(O Estado de S. Paulo, 30/05/2014) Passados oito dias da inclusão do aborto legal na tabela do Sistema Único de Saúde (SUS), o governo Dilma Rousseff revogou nesta quinta-feira, 29, a medida. O recuo do ministro da Saúde, Arthur Chioro, acontece logo após o início de uma campanha contrária à portaria, promovida por segmentos conservadores e deputados da base evangélica, que pressionam o governo federal sobre um tema espinhoso para ano eleitoral.
No caso do aborto legal, médicos podem realizar a cirurgia em mulheres vítimas de estupro, em casos em que há risco de morte da mãe e quando o feto é anencéfalo.
Antes da Portaria 415, o pagamento do aborto legal era incluído no cálculo de repasses feitos para hospitais habilitados.

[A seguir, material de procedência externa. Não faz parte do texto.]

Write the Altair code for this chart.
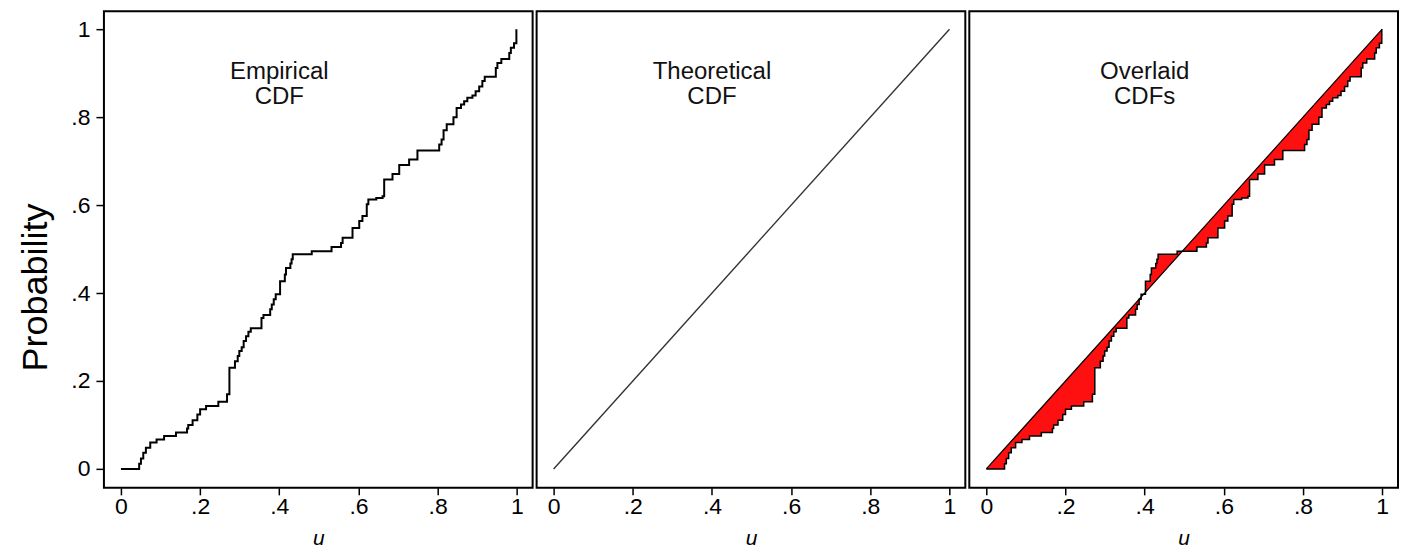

Com a mudança, os estabelecimentos receberiam por procedimento – algo que na avaliação da pasta garantiria o pagamento dos demais profissionais de saúde envolvidos, como psicólogos e assistentes sociais.
A revogação da portaria foi assinada pelo secretário de Atenção à Saúde, Fausto Pereira dos Santos, sem a apresentação de justificativa.
O Ministério da Saúde, porém, informou que a medida foi revogada por “questões técnicas”. Segundo a pasta, a portaria não foi discutida com as comissões tripartites, formadas por secretarias de Saúde de Estados e municípios. Além disso, o valor definido inicialmente de pagamento aos hospitais pelo procedimento, de R$ 443,40, será alterado. Não há data para a publicação da nova portaria.
Explicações.
As questões técnicas apresentadas agora pelo ministério não eram citadas um dia depois da edição da portaria. Ao Estado, Chioro havia se mostrado satisfeito com a alteração na lógica de pagamento do aborto legal. Na ocasião, ele disse que a mudança garantiria um financiamento adequado para o procedimento e não alteraria o que já é repassado para os hospitais credenciados.
Com a revogação, o pagamento do aborto legal voltará a ser incluído no cálculo de repasses feitos para os hospitais habilitados, dentro do sistema de contratualização, no qual a unidade de saúde recebe um valor fixo por mês pelos procedimentos realizados. Na defesa que fez da mudança, Chioro disse que ela poderia dar maior controle estatístico dos abortos.
Resistência.
A medida, porém, foi criticada por religiosos. O Partido Social Cristão (PSC) anunciou que ingressaria na Justiça contra a portaria, por considerá-la uma “brecha para oficialização da interrupção da vida”.
O deputado Eduardo Cunha (PMDB-RJ), de base eleitoral evangélica e líder do partido na Câmara, informou em seu site que procurou o ministro para pedir a revogação. “O ministro me procurou na quarta para comunicar que estudou a portaria editada por uma secretaria do ministério e entendeu que havia falhas. Logo, resolveu revogá-la para melhor estudá-la.”
Gestantes são convencidas a fazer cesárea, diz estudo
• As grávidas brasileiras são convencidas a terem filhos por cesárea. É o que mostra o estudo Nascer no Brasil, divulgado ontem pela Fundação Oswaldo Cruz (Fiocruz). Das 23.894 mulheres ouvidas em 2011, 72% queriam parto normal logo que engravidaram. Os bebês nasceram por cesárea em 52% dos casos. Nos hospitais particulares, esse índice é de 88%. “Tem uma cultura de que a cesárea é o melhor método para se ter filho. Talvez elas não sejam informadas dos riscos”, disse a coordenadora da pesquisa, Maria do Carmo Leal.
O presidente da Sociedade de Ginecologia e Obstetrícia do Estado, Marcelo Burla, vai pedir detalhes do estudo. “O que nos preocupa na pesquisa é imputar ao médico que esteja forçando a cesárea.”